Parish priest stands aside as child abuse claim rocks diocese
Published 31/07/2010 | 05:00
A closely-knit rural community in the north-west is in shock after a well-known parish priest was accused of child sex abuse.
The case is the first known complaint to hit the diocese of Killala which covers large sections of Co Mayo and Co Sligo. The elderly priest was suspended from parish duties by his bishop after a formal allegation was made against him.
The Irish Independent understands that the complaint of sexual abuse dates back to an incident in the diocese in the 1970s, and that it is being investigated by gardai and the HSE.
Last night, Bishop of Killala, John Fleming could not be contacted. And the priest, who voluntarily agreed to stand aside on being informed of the allegation, did not return a call made by the Irish Independent.
Geographically, the diocese of Killala takes in large sections of counties Mayo and Sligo, but it has a small Catholic population of 38,715.
The diocese has been struggling to stave off bankruptcy in recent years and its number of priests -- many of them elderly -- is declining. Currently, Bishop Fleming is in charge of 70 priests, 10 of whom are retired, to minister for 22 parishes and 48 churches.

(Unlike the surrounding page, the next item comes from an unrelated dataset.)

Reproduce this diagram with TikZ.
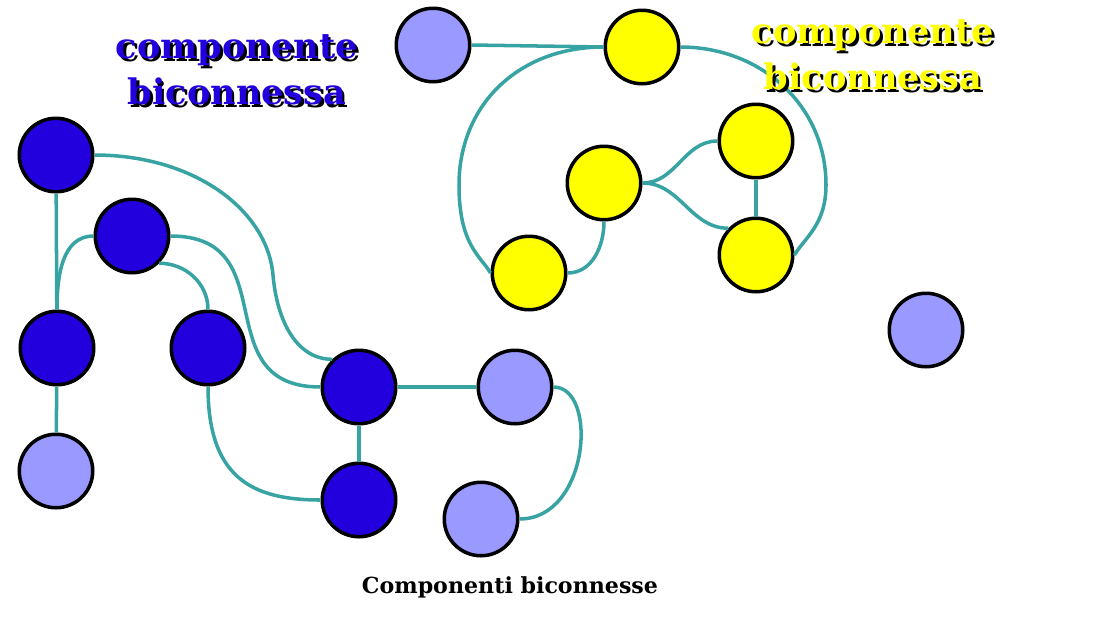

Last weekend, parishioners in the village in north Co Mayo were stunned to discover that their parish priest had left unexpectedly. Mass-goers were informed of the investigation when a statement from the bishop was read out in the priest's parish last Saturday evening and Sunday morning.
The statement said Bishop Fleming had asked the priest to stand aside from his ministry while the allegation was being investigated.

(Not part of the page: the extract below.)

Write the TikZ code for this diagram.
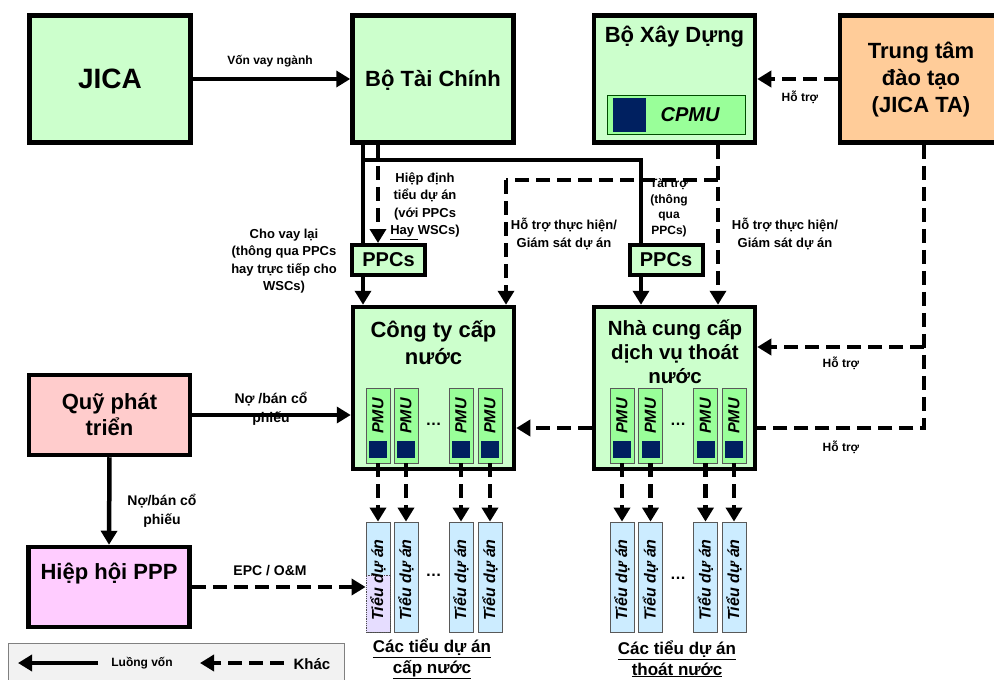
\documentclass[tikz,border=0pt]{standalone}
\usepackage{fontspec}
\setmainfont{Liberation Sans}
\usetikzlibrary{arrows.meta}
\definecolor{boxgreen}{HTML}{CCFFCC}
\definecolor{pmugreen}{HTML}{99FF99}
\definecolor{navysq}{HTML}{002060}
\definecolor{ttorange}{HTML}{FFCC99}
\definecolor{quypink}{HTML}{FFCCCC}
\definecolor{hhpink}{HTML}{FFCCFF}
\definecolor{tdablue}{HTML}{CCECFF}
\definecolor{tdalilac}{HTML}{E6DDFF}
\definecolor{legendgray}{HTML}{F2F2F2}
\begin{document}
\begin{tikzpicture}[x=1pt,y=-1pt,
  every node/.style={font=\bfseries,inner sep=0pt},
  box/.style={draw,line width=4.5pt,fill=boxgreen,minimum width=161pt,minimum height=127pt},
  ppcbox/.style={draw,line width=4pt,fill=boxgreen,minimum width=73pt,minimum height=30pt,font=\fontsize{20}{20}\selectfont\bfseries},
  big/.style={font=\fontsize{22}{27}\selectfont\bfseries,align=center},
  lbl/.style={font=\fontsize{13}{17.5}\selectfont\bfseries,align=center},
  small/.style={font=\fontsize{12}{15.5}\selectfont\bfseries,align=center},
  pmu/.style={draw=black!65,line width=0.8pt,fill=pmugreen,minimum width=24pt,minimum height=75pt},
  tda/.style={draw=black!65,line width=0.8pt,fill=tdablue,minimum width=24pt,minimum height=110pt},
  sq/.style={fill=navysq,minimum width=18pt,minimum height=17pt},
  vtext/.style={rotate=90,font=\fontsize{16}{16}\selectfont\bfseries\itshape},
  vonline/.style={line width=4.5pt},
  vonarrow/.style={vonline,-{Triangle[width=16pt,length=14pt]}},
  khacline/.style={line width=4.5pt,dash pattern=on 14pt off 7pt},
  khacarrow/.style={khacline,-{Triangle[width=16pt,length=14pt]}}]
\clip (0,0) rectangle (994,680);
\useasboundingbox (0,0) rectangle (994,680);
% main boxes
\node[box] (jica) at (110,79) {};
\node[font=\fontsize{28}{28}\selectfont\bfseries] (jicat) at (110,79) {JICA};
\node[box] (btc) at (433,79) {};
\node[big] (btct) at (433,80) {Bộ Tài Chính};
\node[box] (bxd) at (674.5,79) {};
\node[big] (bxdt) at (674.5,37) {Bộ Xây Dựng};
\node[draw=black!70!green,line width=1pt,fill=pmugreen,minimum width=138pt,minimum height=39pt] (cpmu) at (676,115) {};
\node[fill=navysq,minimum width=33pt,minimum height=34pt] (cpmusq) at (629.5,115) {};
\node[font=\fontsize{20}{20}\selectfont\bfseries\itshape] (cpmut) at (690,115) {CPMU};
\node[box,fill=ttorange,minimum width=180pt] (tt) at (930,79) {};
\node[big] (ttt) at (921,80) {Trung tâm\\đào tạo\\(JICA TA)};
\node[ppcbox] (ppcL) at (388.5,260) {PPCs};
\node[ppcbox] (ppcR) at (666,260) {PPCs};
\node[box,minimum height=162pt] (cty) at (433.5,388) {};
\node[big] (ctyt) at (433.5,343) {Công ty cấp\\nước};
\node[box,minimum height=162pt] (ncc) at (674.5,388) {};
\node[big,font=\fontsize{20.5}{24}\selectfont\bfseries] (ncct) at (675,352) {Nhà cung cấp\\dịch vụ thoát\\nước};
\node[box,fill=quypink,minimum height=80pt] (quy) at (109.5,415) {};
\node[big,font=\fontsize{22}{26}\selectfont\bfseries] (quyt) at (109.5,415) {Quỹ phát\\triển};
\node[box,fill=hhpink,minimum height=80pt] (hh) at (109,587) {};
\node[big] (hht) at (109,574) {Hiệp hội PPP};
% PMU and sub-project columns
\foreach \x [count=\i] in {378,406,461,490} {
  \node[pmu] (pmuA\i) at (\x,425.5) {};
  \node[sq] (sqA\i) at (\x,449.5) {};
  \node[vtext] (pmuAt\i) at (\x,416) {PMU};
  \node[tda] (tdaA\i) at (\x,577) {};
}
\node[draw=black!70,densely dotted,line width=0.8pt,fill=tdalilac,minimum width=24pt,minimum height=57pt] (lilac) at (378,603.5) {};
\foreach \x [count=\i] in {378,406,461,490} {
  \node[vtext] (tdaAt\i) at (\x,580) {Tiểu dự án};
  \draw[khacarrow] (pmuA\i.south) -- (tdaA\i.north);
}
\foreach \x [count=\i] in {622,650.5,705.5,734} {
  \node[pmu] (pmuB\i) at (\x,425.5) {};
  \node[sq] (sqB\i) at (\x,449.5) {};
  \node[vtext] (pmuBt\i) at (\x,416) {PMU};
  \node[tda] (tdaB\i) at (\x,577) {};
  \node[vtext] (tdaBt\i) at (\x,580) {Tiểu dự án};
  \draw[khacarrow] (pmuB\i.south) -- (tdaB\i.north);
}
\node[font=\fontsize{16}{16}\selectfont\bfseries] (dotA) at (433.5,424) {\ldots};
\node[font=\fontsize{16}{16}\selectfont\bfseries] (dotB) at (678,424) {\ldots};
\node[font=\fontsize{16}{16}\selectfont\bfseries] (dotC) at (433.5,575) {\ldots};
\node[font=\fontsize{16}{16}\selectfont\bfseries] (dotD) at (678,578) {\ldots};
\node[font=\fontsize{17}{20.5}\selectfont\bfseries,align=center] (capA) at (432,659) {\underline{Các tiểu dự án}\\\underline{cấp nước}};
\node[font=\fontsize{17}{20.5}\selectfont\bfseries,align=center] (capB) at (677,659) {\underline{Các tiểu dự án}\\\underline{thoát nước}};
% funding flows
\draw[vonarrow] (jica.east) -- (btc.west);
\node[small] (vonlbl) at (270,61) {Vốn vay ngành};
\coordinate (forkL) at (363,160);
\coordinate (forkR) at (641,160);
\draw[vonline] (btc.south -| forkL) -- (ppcL.north -| forkL);
\draw[vonline] (forkL) -- (forkR) -- (ppcR.north -| forkR);
\draw[vonarrow] (ppcL.south -| forkL) -- (cty.north -| forkL);
\draw[vonarrow] (ppcR.south -| forkR) -- (ncc.north -| forkR);
\coordinate (hdx) at (378,0);
\draw[khacarrow] (btc.south -| hdx) -- (ppcL.north -| hdx);
\node[lbl] (hdlbl) at (425,206) {Hiệp định\\tiểu dự án\\(với PPCs\\\underline{Hay }WSCs)};
\node[lbl] (cvlbl) at (284,261) {Cho vay lại\\(thông qua PPCs\\hay trực tiếp cho\\WSCs)};
\node[small] (ttlbl) at (669,208) {Tài trợ\\(thông\\qua\\PPCs)};
% support from the ministry
\coordinate (bxdfork) at (718,180);
\coordinate (ctyfork) at (506,180);
\draw[khacarrow] (bxd.south -| bxdfork) -- (ncc.north -| bxdfork);
\draw[khacline] (bxdfork) -- (ctyfork);
\draw[khacarrow] (ctyfork) -- (cty.north -| ctyfork);
\node[lbl] (htL) at (564,234) {Hỗ trợ thực hiện/\\Giám sát dự án};
\node[lbl] (htR) at (785,234) {Hỗ trợ thực hiện/\\Giám sát dự án};
% support from the training centre
\draw[khacarrow] (tt.west) -- (bxd.east);
\node[small] (ht1) at (800,97) {Hỗ trợ};
\coordinate (ttfork) at (924,347);
\coordinate (ttcorner) at (924,428);
\draw[khacline] (tt.south -| ttcorner) -- (ttcorner) -- (ncc.east |- ttcorner);
\draw[khacarrow] (ttfork) -- (ncc.east |- ttfork);
\draw[khacarrow] (ncc.west |- ttcorner) -- (cty.east |- ttcorner);
\node[small] (ht2) at (841,363) {Hỗ trợ};
\node[small] (ht3) at (841,447) {Hỗ trợ};
% development fund
\draw[vonarrow] (quy.east) -- (cty.west |- quy.east);
\node[lbl,font=\fontsize{14}{19}\selectfont\bfseries] (nolbl1) at (271,409) {Nợ /bán cổ\\phiếu};
\draw[vonarrow] (quy.south) -- (hh.north);
\node[lbl,font=\fontsize{14}{19}\selectfont\bfseries] (nolbl2) at (162,511) {Nợ/bán cổ\\phiếu};
\draw[khacarrow] (hh.east) -- (tdaA1.west |- hh.east);
\node[lbl,font=\fontsize{14}{14}\selectfont\bfseries] (epclbl) at (270,571) {EPC / O\&M};
% legend
\node[draw=black!50,line width=0.8pt,fill=legendgray,minimum width=336pt,minimum height=60pt] (legend) at (176,673) {};
\coordinate (lgA1) at (98,663);
\coordinate (lgA2) at (18,663);
\coordinate (lgB1) at (284,663);
\coordinate (lgB2) at (200,663);
\draw[vonarrow] (lgA1) -- (lgA2);
\draw[khacarrow] (lgB1) -- (lgB2);
\node[small] (lgvon) at (142,663) {Luồng vốn};
\node[font=\fontsize{15}{15}\selectfont\bfseries] (lgkhac) at (312,664) {Khác};
\end{tikzpicture}
\end{document}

The priest had agreed to do so, the statement added. "Since this complaint has not been established as either true or false, he enjoys the presumption of innocence during this investigation," read Bishop Fleming's statement.
An Garda Siochana, church authorities and the HSE are now carrying out separate investigations into the complaint.
Bishop Fleming asked the congregation to pray for the person alleging abuse, the priest involved, their families, for the people of the parish and the diocese.
In the 2009 report of the Irish Catholic Church's independent National Board for Safeguarding Children, its chief executive Ian Elliott named Killala as one of the few dioceses which had not appointed a priest as its child protection delegate.
Nor had the diocese established child protection committees in parishes.
Last night, people in north Co Mayo were too shocked to talk openly about the complaint.
But one woman said that until now the people of the Killala diocese had not seen the need for a child protection delegate or for vigilance committees.
"Abuse allegations against clerics were unknown in this part of the world," she added.
One parishioner on hearing the complaint said the community was "in total disbelief" as the suspected priest was "such a nice man and is highly respected".
Meanwhile, members of the clergy have previously complained that the practice of removing a priest from office when a complaint is made, irrespective of whether he is later found to be guilty or innocent, marks their reputations for the rest of their lives.